Nietzsche challenged this and spoke of the master-slave reality of human nature. Man wants to subjugate his fellows, if he is able. His ideas were perverted and misused in Nazi ideology and were lost for some time.
We would like to believe that now, we think of everyone as more or less equal. We have overcome an instinctual but offensive racism, and sought to be better than our animal ancestors.
But an intellectual understanding does not dictate emotional response. There are around seven billion people in the world (so I’m told). We cannot even comprehend the number itself, let alone the thought of many billions of diverse personalities.
We can cope with only a few people, and it’s been argued that we unconsciously see everyone as either like Mother, Father or a scarse few individuals we encountered as infants. The rest are ‘other’, crammed into ill-fitting concepts.
We aren’t equal. Some are more capable at some things; and others less so. It’s impossible to really know someone; we use inductive reasoning from a pattern of behaviour to second-guess their future actions and reactions.

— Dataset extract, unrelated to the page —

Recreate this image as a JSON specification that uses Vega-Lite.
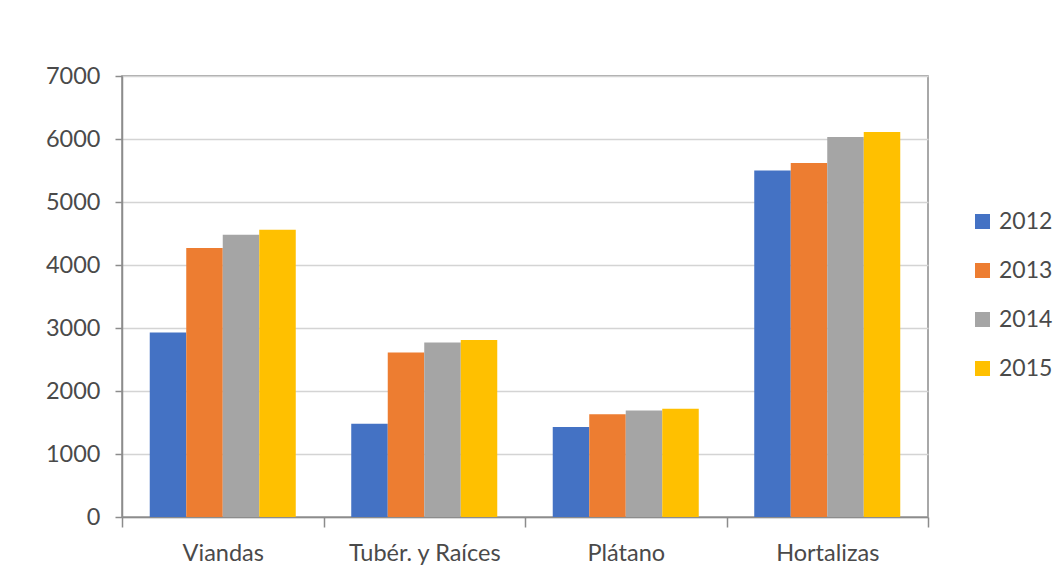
{
  "$schema": "https://vega.github.io/schema/vega-lite/v6.json",
  "autosize": {"type": "none"},
  "width": 806,
  "height": 441,
  "padding": {"left": 122, "top": 76, "right": 135, "bottom": 57},
  "background": "white",
  "data": {
    "values": [
      {"categoria": "Viandas", "anio": "2012", "valor": 2930},
      {"categoria": "Viandas", "anio": "2013", "valor": 4270},
      {"categoria": "Viandas", "anio": "2014", "valor": 4480},
      {"categoria": "Viandas", "anio": "2015", "valor": 4560},
      {"categoria": "Tubér. y Raíces", "anio": "2012", "valor": 1480},
      {"categoria": "Tubér. y Raíces", "anio": "2013", "valor": 2610},
      {"categoria": "Tubér. y Raíces", "anio": "2014", "valor": 2770},
      {"categoria": "Tubér. y Raíces", "anio": "2015", "valor": 2810},
      {"categoria": "Plátano", "anio": "2012", "valor": 1430},
      {"categoria": "Plátano", "anio": "2013", "valor": 1630},
      {"categoria": "Plátano", "anio": "2014", "valor": 1690},
      {"categoria": "Plátano", "anio": "2015", "valor": 1720},
      {"categoria": "Hortalizas", "anio": "2012", "valor": 5500},
      {"categoria": "Hortalizas", "anio": "2013", "valor": 5620},
      {"categoria": "Hortalizas", "anio": "2014", "valor": 6030},
      {"categoria": "Hortalizas", "anio": "2015", "valor": 6110}
    ]
  },
  "mark": {"type": "bar"},
  "encoding": {
    "x": {
      "field": "categoria",
      "type": "nominal",
      "sort": ["Viandas", "Tubér. y Raíces", "Plátano", "Hortalizas"],
      "scale": {"paddingInner": 0, "paddingOuter": 0},
      "axis": {
        "title": null,
        "labelAngle": 0,
        "tickBand": "extent",
        "tickSize": 10,
        "labelPadding": 14,
        "grid": false
      }
    },
    "xOffset": {
      "field": "anio",
      "type": "nominal",
      "scale": {"paddingInner": 0, "paddingOuter": 0.76}
    },
    "y": {
      "field": "valor",
      "type": "quantitative",
      "scale": {"domain": [0, 7000], "nice": false},
      "axis": {
        "title": null,
        "values": [0, 1000, 2000, 3000, 4000, 5000, 6000, 7000],
        "format": "d",
        "tickSize": 7,
        "labelPadding": 15,
        "grid": true
      }
    },
    "color": {
      "field": "anio",
      "type": "nominal",
      "scale": {
        "domain": ["2012", "2013", "2014", "2015"],
        "range": ["#4472C4", "#ED7D31", "#A5A5A5", "#FFC000"]
      },
      "legend": {
        "title": null,
        "orient": "none",
        "legendX": 849,
        "legendY": 134,
        "symbolType": "square",
        "symbolSize": 225,
        "symbolStrokeWidth": 0,
        "labelOffset": 5,
        "rowPadding": 25,
        "padding": 0
      }
    }
  },
  "config": {
    "font": "Lato",
    "view": {"stroke": "#8c8c8c", "strokeWidth": 1.5},
    "axis": {
      "labelFont": "Lato",
      "labelFontSize": 23.5,
      "labelColor": "#4a4a4a",
      "domainColor": "#8c8c8c",
      "domainWidth": 1.5,
      "tickColor": "#8c8c8c",
      "tickWidth": 1.5,
      "gridColor": "#d4d4d4",
      "gridWidth": 1.5
    },
    "legend": {
      "labelFont": "Lato",
      "labelFontSize": 23,
      "labelColor": "#4a4a4a"
    }
  }
}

Photography is even more limited, confined as it is to the milisecond; the glance, the frown, the passing smile. But we are happy to read into these, as if a single still image could possibly contain the sum of an individual.
These photographs are lies; captured, unmanipulated snippets of an inconstant personality. Read into them what you will; but be advised that the choice of the photographer as well as your own past experience colours your perception and makes them, ultimately, false.